▶ _Recorded data_:
════════
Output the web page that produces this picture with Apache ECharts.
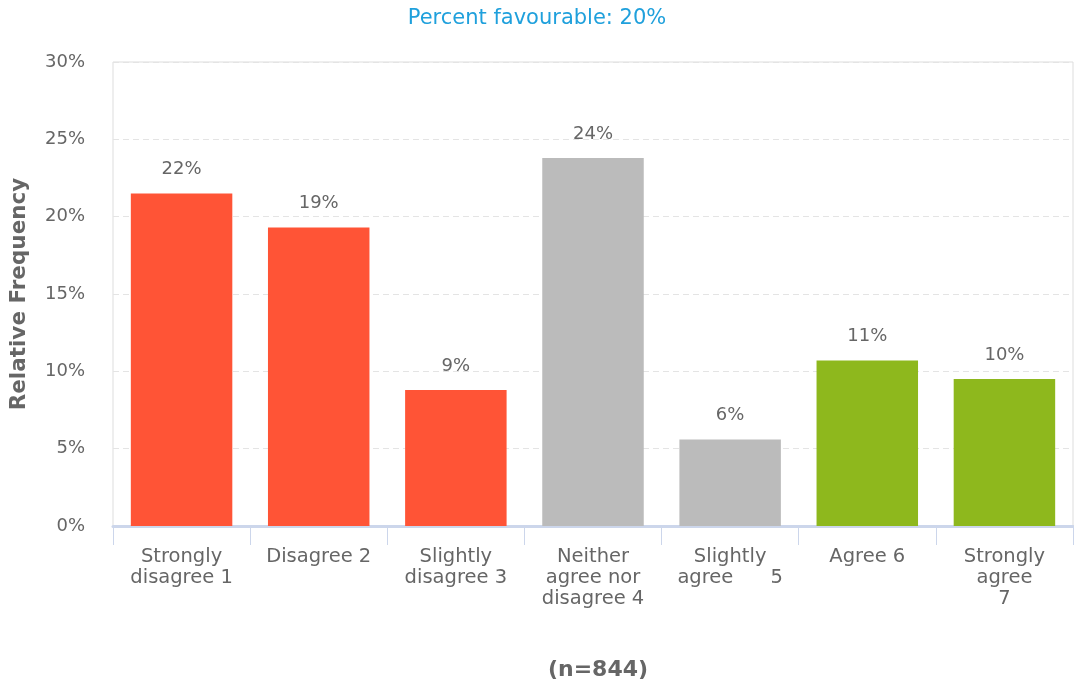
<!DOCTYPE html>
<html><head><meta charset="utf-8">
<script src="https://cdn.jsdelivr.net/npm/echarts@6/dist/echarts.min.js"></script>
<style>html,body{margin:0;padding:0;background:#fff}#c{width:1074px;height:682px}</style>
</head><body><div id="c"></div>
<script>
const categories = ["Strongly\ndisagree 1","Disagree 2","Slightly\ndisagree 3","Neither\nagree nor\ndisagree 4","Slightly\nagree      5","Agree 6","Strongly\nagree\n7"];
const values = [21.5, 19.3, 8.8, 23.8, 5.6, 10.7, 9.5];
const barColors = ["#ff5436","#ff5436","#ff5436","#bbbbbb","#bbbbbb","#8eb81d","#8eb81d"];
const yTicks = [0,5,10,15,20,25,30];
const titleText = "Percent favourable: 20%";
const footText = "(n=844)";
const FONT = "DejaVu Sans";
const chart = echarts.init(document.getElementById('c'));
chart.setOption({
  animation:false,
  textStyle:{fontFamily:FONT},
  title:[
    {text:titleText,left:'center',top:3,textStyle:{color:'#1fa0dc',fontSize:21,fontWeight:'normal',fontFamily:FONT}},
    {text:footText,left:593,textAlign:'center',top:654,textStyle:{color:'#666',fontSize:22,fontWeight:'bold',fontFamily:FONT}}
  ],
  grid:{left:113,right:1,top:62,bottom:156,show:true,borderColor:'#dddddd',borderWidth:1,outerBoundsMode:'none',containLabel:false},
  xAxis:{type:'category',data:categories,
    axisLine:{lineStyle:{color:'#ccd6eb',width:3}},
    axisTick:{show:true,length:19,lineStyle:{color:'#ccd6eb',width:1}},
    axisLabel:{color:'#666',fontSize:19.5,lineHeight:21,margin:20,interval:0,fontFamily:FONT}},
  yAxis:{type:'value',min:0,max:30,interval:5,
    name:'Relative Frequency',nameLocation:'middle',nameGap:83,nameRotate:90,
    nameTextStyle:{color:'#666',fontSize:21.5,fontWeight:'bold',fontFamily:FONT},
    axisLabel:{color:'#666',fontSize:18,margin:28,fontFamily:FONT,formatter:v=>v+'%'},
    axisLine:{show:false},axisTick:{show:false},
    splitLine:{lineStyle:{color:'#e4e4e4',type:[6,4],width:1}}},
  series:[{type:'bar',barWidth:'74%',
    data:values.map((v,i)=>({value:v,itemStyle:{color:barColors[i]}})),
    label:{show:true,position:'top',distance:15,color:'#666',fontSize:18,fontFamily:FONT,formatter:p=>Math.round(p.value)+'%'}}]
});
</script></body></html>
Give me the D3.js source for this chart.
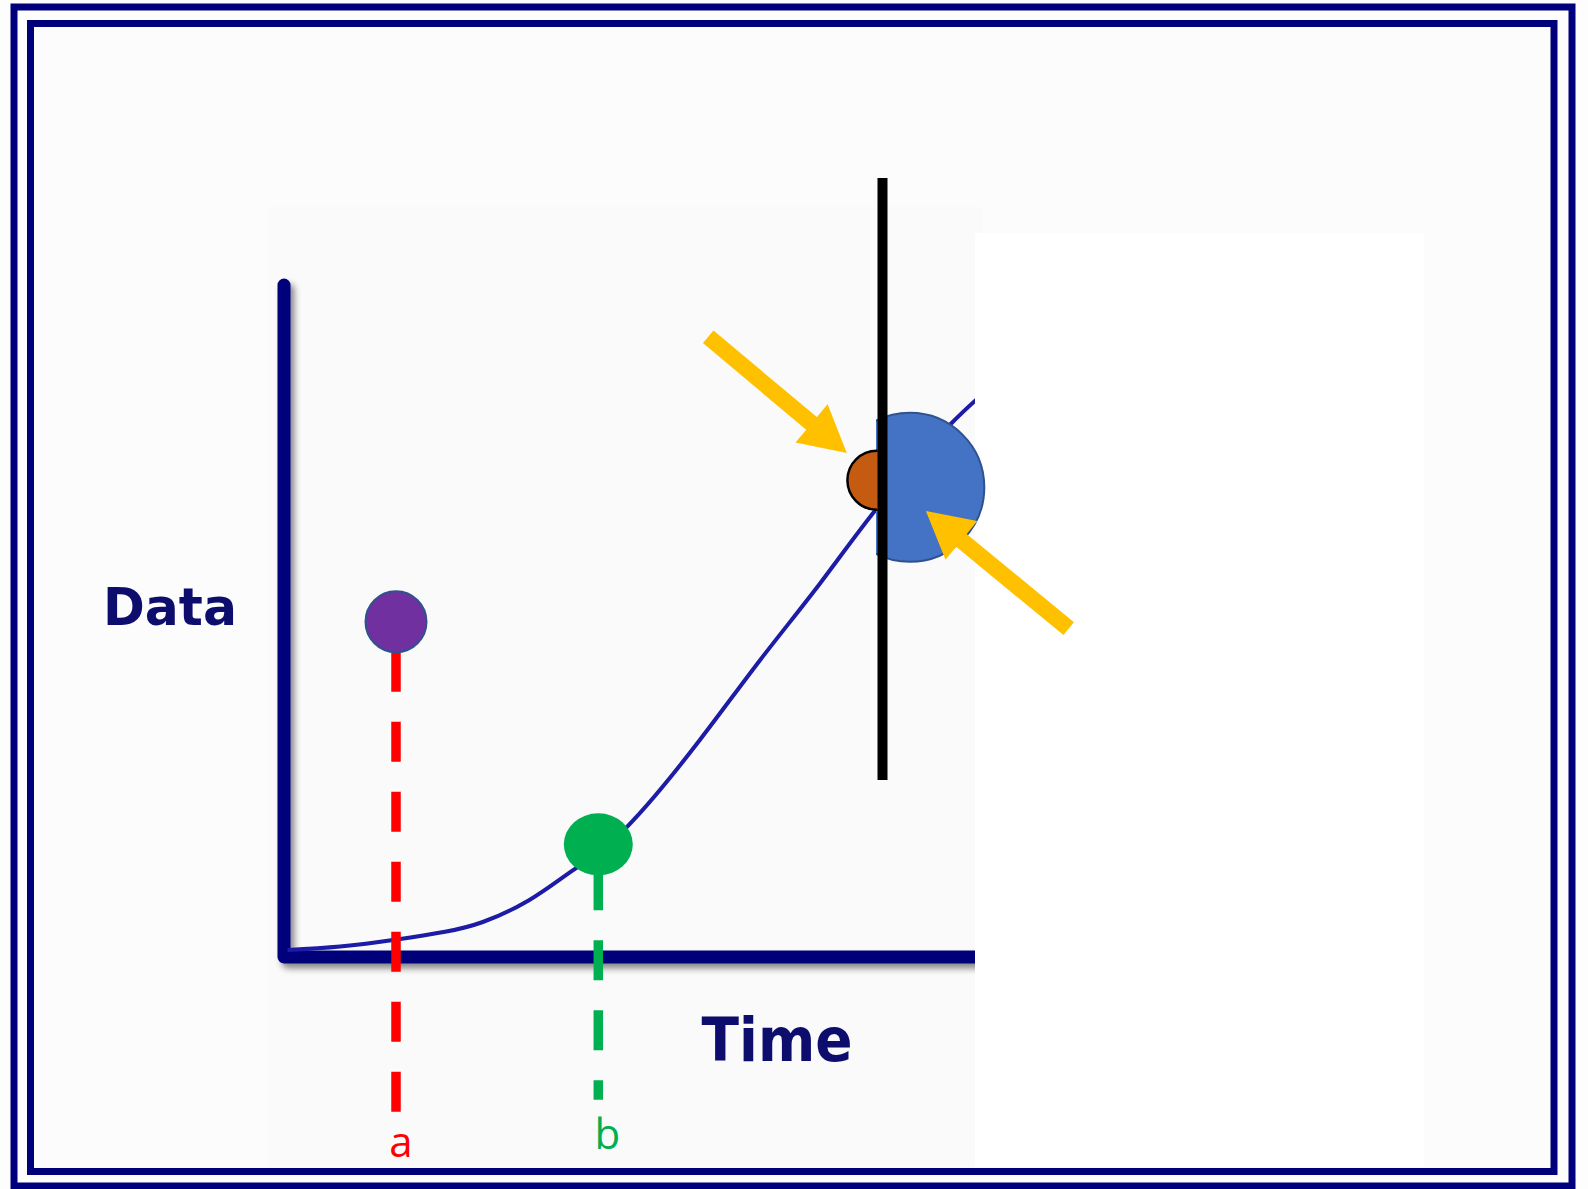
════════
▶ _Aim_:
Work through the records line by line and tally those holding "this". Reply with the number alone.

▶ _The response_:
2